--- Dataset rows ---
• • • • • • •

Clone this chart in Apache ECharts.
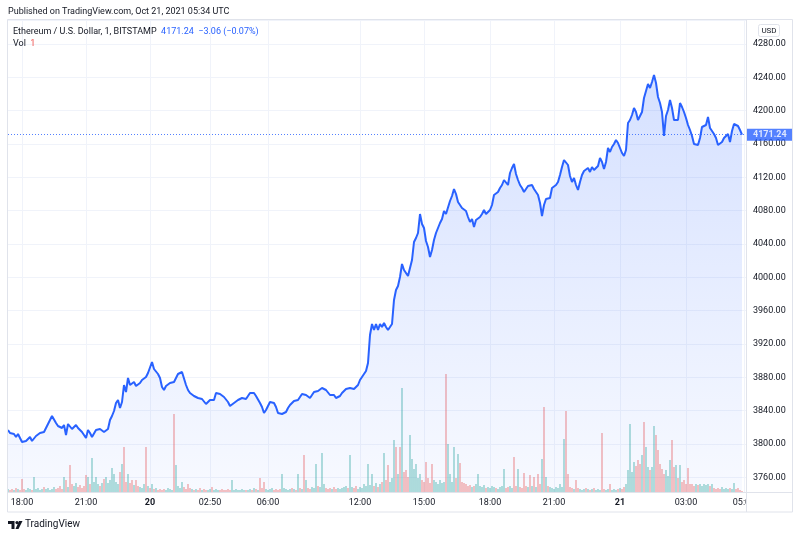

• • • • • • •

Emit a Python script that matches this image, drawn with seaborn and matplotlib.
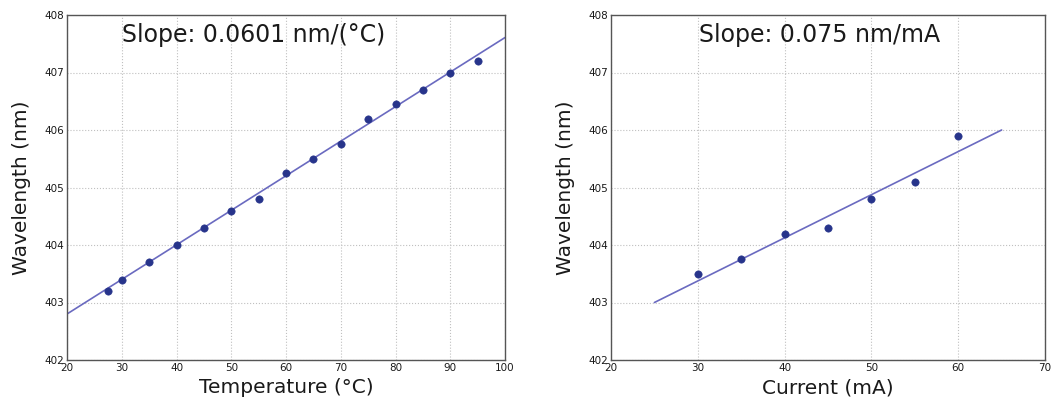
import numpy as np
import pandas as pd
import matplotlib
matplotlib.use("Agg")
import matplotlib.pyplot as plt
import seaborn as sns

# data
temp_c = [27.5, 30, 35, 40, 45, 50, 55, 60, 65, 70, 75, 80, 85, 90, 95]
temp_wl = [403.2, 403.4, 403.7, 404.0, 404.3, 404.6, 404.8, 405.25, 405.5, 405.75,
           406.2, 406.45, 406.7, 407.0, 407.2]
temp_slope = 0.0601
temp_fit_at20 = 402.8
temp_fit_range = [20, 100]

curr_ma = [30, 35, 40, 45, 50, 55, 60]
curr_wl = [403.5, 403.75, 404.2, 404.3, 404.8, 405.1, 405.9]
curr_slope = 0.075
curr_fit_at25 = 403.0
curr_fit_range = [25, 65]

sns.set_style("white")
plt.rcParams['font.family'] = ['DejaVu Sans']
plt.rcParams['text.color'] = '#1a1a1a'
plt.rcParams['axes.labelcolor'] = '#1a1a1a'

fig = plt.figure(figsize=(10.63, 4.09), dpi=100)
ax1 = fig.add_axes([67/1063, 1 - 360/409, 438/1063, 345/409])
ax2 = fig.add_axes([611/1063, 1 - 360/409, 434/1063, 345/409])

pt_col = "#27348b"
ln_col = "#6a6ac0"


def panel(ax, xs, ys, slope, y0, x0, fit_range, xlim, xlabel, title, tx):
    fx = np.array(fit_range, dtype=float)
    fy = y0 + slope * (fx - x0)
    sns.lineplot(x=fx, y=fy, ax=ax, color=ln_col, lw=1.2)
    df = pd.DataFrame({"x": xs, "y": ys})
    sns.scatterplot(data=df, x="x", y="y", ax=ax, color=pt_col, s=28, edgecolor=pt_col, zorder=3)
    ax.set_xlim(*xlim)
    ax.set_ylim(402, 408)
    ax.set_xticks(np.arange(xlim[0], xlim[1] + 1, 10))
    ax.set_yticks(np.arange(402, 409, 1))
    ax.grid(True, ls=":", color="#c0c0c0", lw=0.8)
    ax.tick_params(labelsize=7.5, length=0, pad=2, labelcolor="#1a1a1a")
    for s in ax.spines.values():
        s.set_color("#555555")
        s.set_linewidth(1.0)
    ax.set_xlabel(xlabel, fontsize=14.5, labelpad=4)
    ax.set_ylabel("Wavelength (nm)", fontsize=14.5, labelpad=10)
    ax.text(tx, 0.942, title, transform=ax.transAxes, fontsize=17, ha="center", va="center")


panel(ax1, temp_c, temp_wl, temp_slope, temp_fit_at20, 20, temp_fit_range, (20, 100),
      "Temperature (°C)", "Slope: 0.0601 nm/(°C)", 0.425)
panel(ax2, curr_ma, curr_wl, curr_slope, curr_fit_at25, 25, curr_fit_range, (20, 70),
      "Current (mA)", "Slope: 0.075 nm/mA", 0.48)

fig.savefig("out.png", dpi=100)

• • • • • • •

Make an exact copy of the lines from the one with "Emit a Python" through the one with "import seaborn as sns", both ends in, and nothing else. Drop every picture.

--- Reply to the task ---
Emit a Python script that matches this image, drawn with seaborn and matplotlib.
import numpy as np
import pandas as pd
import matplotlib
matplotlib.use("Agg")
import matplotlib.pyplot as plt
import seaborn as sns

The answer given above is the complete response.